Cathy Newman launches Sky News show built for YouTube
Cathy Newman is launching The Cathy Newman Show on Sky News, with the new nightly programme streaming live on YouTube and posted in full after broadcast. Newman said she is returning to Westminster for the launch, and she is building the show around an audience she says now leads UK reach.
“YouTube has overtaken the and ITV in total audience reach in the UK, becoming the most-watched media service,” Newman said. She also said the format will give interviewees more time to speak, with “the vibe” intended to be “less performative, more podcast” and “forensic but friendly.”
Westminster return
Newman said the show will feature politicians and public figures from around the world, along with interviews with “inspiring figures, cultural powerhouses and creative dynamos.” The move brings her back to Westminster after 20 years at Channel 4, where she said she worked after cutting her journalistic teeth as a political correspondent in the 1990s and 2000s.
She said she first worked on newspapers before moving to television, and she recalled the period she described as Cool Britannia, when the Spice Girls and Noel Gallagher were traipsing into Number 10. She also pointed to the Iraq war, which brought 1.5 million people onto the streets of London.
Sky News and YouTube
The distribution plan is wider than a nightly television slot. Sky News will stream the show live on YouTube, post the full programme there after broadcast, and place highlights on multiple platforms including TikTok.

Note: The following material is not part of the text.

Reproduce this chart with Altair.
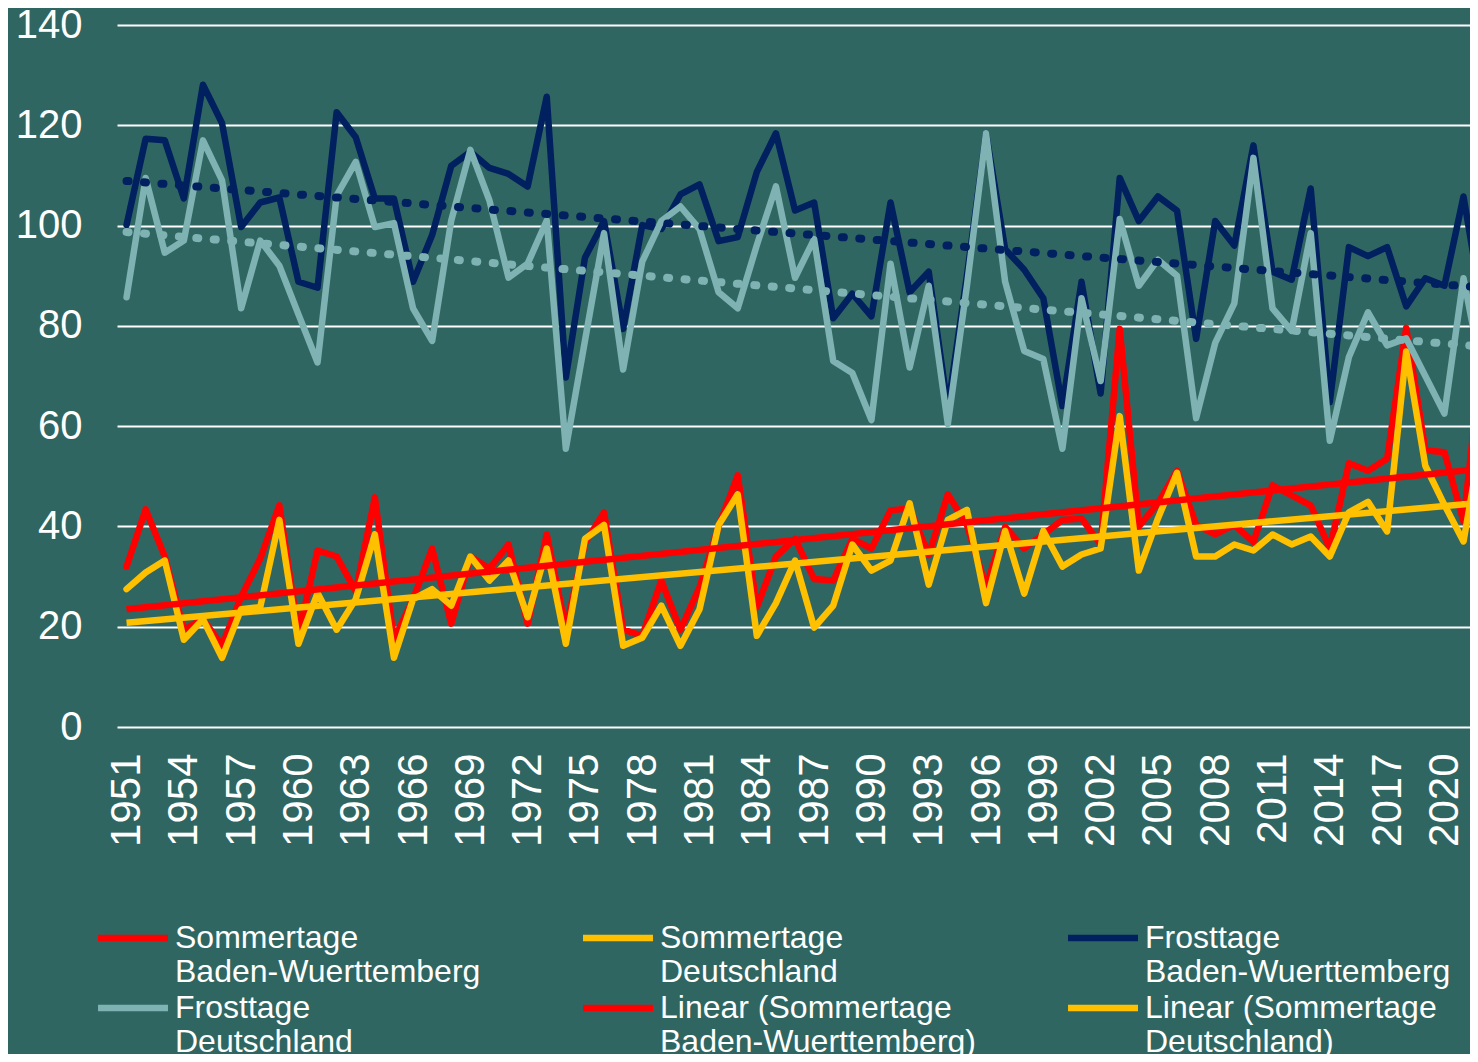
import altair as alt
import pandas as pd

years = list(range(1951, 2023))

sommer_bw = [32, 43.4, 34, 19.4, 21.5, 16.2, 26, 33.6, 44.2, 18.5,
             35.2, 34, 27.1, 45.8, 17.4, 25.5, 35.6, 20.6, 34, 31.6,
             36.4, 20.6, 38.4, 19.5, 36.7, 42.8, 19.4, 18.2, 29.2, 19.4,
             27.9, 40, 50.2, 23.9, 34, 37.5, 29.5, 29.2, 37.5, 35.6,
             43.2, 43.6, 34.3, 46.4, 40.3, 27.9, 39.9, 35.6, 38.4, 41.3,
             41.6, 36.4, 79.4, 40, 44.6, 51.1, 40.3, 38.4, 40.3, 36.9,
             48.2, 46.2, 44.2, 35.6, 52.6, 51.1, 53.5, 79.6, 55.2, 54.8,
             41, 76]

sommer_de = [27.5, 30.8, 33.2, 17.4, 21.5, 13.8, 23.5, 23.9, 41.3, 16.6,
             26.7, 19.4, 25.5, 38.4, 13.8, 25.5, 27.5, 24.2, 34, 29.2,
             33.2, 21.9, 35.6, 16.6, 37.5, 40.3, 16.2, 17.8, 24.2, 16.2,
             23.5, 40.3, 46.4, 18.2, 24.7, 33.2, 19.8, 24.2, 36.4, 31.2,
             33.2, 44.6, 28.4, 41.3, 43.3, 24.7, 39.1, 26.6, 39.1, 32,
             34.4, 35.6, 62, 31.2, 41.6, 50.7, 34, 34, 36.4, 35.2,
             38.4, 36.4, 38, 34, 42.8, 44.9, 39, 74.9, 52.1, 44.3,
             37, 59]

frost_bw = [100.1, 117.3, 117, 105.4, 128.1, 120.4, 99.7, 104.6, 105.6, 88.8,
            87.6, 122.6, 117.6, 105.4, 105.4, 88.8, 98.1, 111.9, 114.7, 111.5,
            110.3, 107.8, 125.7, 69.7, 93.6, 100.9, 79.4, 100.1, 99.3, 106.2,
            108.2, 96.9, 97.7, 110.7, 118.4, 103, 104.6, 81.5, 86.4, 81.9,
            104.6, 86.7, 90.8, 63.5, 90, 118.4, 95.3, 91.2, 85.5, 64,
            88.8, 66.5, 109.5, 100.9, 105.8, 103, 77.4, 100.9, 96, 116,
            90.8, 89.2, 107.4, 64.8, 95.7, 93.9, 95.7, 83.9, 89.5, 88,
            105.8, 83]

frost_de = [85.7, 109.5, 94.6, 97, 117, 109, 83.5, 97, 92, 82.3,
            72.7, 106, 112.7, 99.7, 100.5, 83.5, 77, 101, 115.1, 105,
            89.6, 92.4, 101, 55.5, 77, 98.5, 71.3, 92.8, 100.9, 103.8,
            99.3, 86.7, 83.5, 96.1, 107.8, 89.6, 97.3, 73, 70.6, 61.2,
            92.4, 71.7, 88, 60.4, 88, 118.4, 88.8, 75, 73.4, 55.5,
            85.5, 69, 101.3, 88, 93.2, 90, 61.6, 76.6, 84.5, 113.5,
            83.5, 79, 98.5, 57.1, 73.8, 82.7, 76.1, 77.5, 70, 62.5,
            89.5, 70]

names = ["Sommertage Baden-Wuerttemberg", "Sommertage Deutschland",
         "Frosttage Baden-Wuerttemberg", "Frosttage Deutschland",
         "Linear (Sommertage Baden-Wuerttemberg)", "Linear (Sommertage Deutschland)"]
colors = ["#FF0000", "#FFC000", "#002060", "#7FB2B2", "#FF0000", "#FFC000"]
widths = [6.5, 6.5, 7, 6.5, 4, 4]
y_ticks = [0, 20, 40, 60, 80, 100, 120, 140]
x_ticks = list(range(1951, 2021, 3))

rows = []
for name, vals in zip(names[:4], [sommer_bw, sommer_de, frost_bw, frost_de]):
    for yr, v in zip(years, vals):
        rows.append({"series": name, "year": yr, "value": v})
df = pd.DataFrame(rows)

FONT = "Liberation Sans"

x_enc = alt.X("year:Q",
              scale=alt.Scale(domain=[1950.5, 2021.34], nice=False, zero=False),
              axis=alt.Axis(values=x_ticks, format="d", labelAngle=270, title=None,
                            grid=False, domain=False, ticks=False, labelPadding=26,
                            labelFontSize=42, labelColor="white", labelFont=FONT,
                            labelOverlap=False, labelBound=False, labelFlush=False))
y_enc = alt.Y("value:Q",
              scale=alt.Scale(domain=[0, 140], nice=False),
              axis=alt.Axis(values=y_ticks, title=None, grid=True, gridColor="white",
                            gridWidth=2, gridOpacity=1, domain=False, ticks=False,
                            labelPadding=35, labelFontSize=40, labelColor="white",
                            labelFont=FONT))

# long horizontal stroke symbol with a small nominal size, so legend rows stay compact
legend = alt.Legend(title=None, orient="none", legendX=0, legendY=897, columns=3,
                    direction="horizontal",
                    symbolType="M-3,0L3,0", symbolSize=544, labelFontSize=32,
                    labelColor="white", labelFont=FONT, labelLimit=600,
                    columnPadding=79, rowPadding=4, gridAlign="all", padding=0,
                    labelOffset=26,
                    labelExpr="[slice(datum.label, 0, lastindexof(datum.label, ' ')), "
                              "slice(datum.label, lastindexof(datum.label, ' ') + 1)]")

color_enc = alt.Color("series:N", scale=alt.Scale(domain=names, range=colors), legend=legend)
width_enc = alt.StrokeWidth("series:N", scale=alt.Scale(domain=names, range=widths), legend=legend)

base = alt.Chart(df)

layers = []
for name in names[:4]:
    layers.append(
        base.transform_filter(alt.datum.series == name)
        .mark_line(clip=True, strokeCap="round", strokeJoin="round")
        .encode(x=x_enc, y=y_enc, color=color_enc, strokeWidth=width_enc)
    )

for name in names[:2]:
    layers.append(
        base.transform_filter(alt.datum.series == name)
        .transform_regression("year", "value", groupby=["series"])
        .transform_calculate(series="'Linear (' + datum.series + ')'")
        .mark_line(clip=True)
        .encode(x=x_enc, y=y_enc, color=color_enc, strokeWidth=width_enc)
    )

for name, col in [(names[2], "#002060"), (names[3], "#7FB2B2")]:
    layers.append(
        base.transform_filter(alt.datum.series == name)
        .transform_regression("year", "value")
        .mark_line(clip=True, color=col, strokeDash=[2, 15.5], strokeWidth=8,
                   strokeCap="round")
        .encode(x=x_enc, y=y_enc)
    )

chart = alt.layer(*layers).properties(
    width=1353, height=702,
    autosize=alt.AutoSizeParams(type="none"),
    padding={"left": 109, "top": 17, "right": 0, "bottom": 327},
    background="#2f6662",
).configure_view(stroke=None)

chart.save("out.html", embed_options={"renderer": "svg", "actions": False})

That setup matches the audience shift Newman described. She is not treating YouTube as a side channel; she is treating it as the main place the show has to work. For viewers, that means the full interview will be available after the broadcast, while shorter clips will be pushed out separately.
Newman’s interview format
The format is designed around longer answers and fewer interruptions. Newman said the show will be built to let interviewees speak, with the presentation style shaped to feel more like a podcast than a traditional panel or rapid-fire exchange.
That leaves Sky News with a show aimed at both live viewers and clip-driven audiences. The immediate test is whether a nightly politics and interview programme can travel across platforms without losing the longer-form approach Newman says she wants.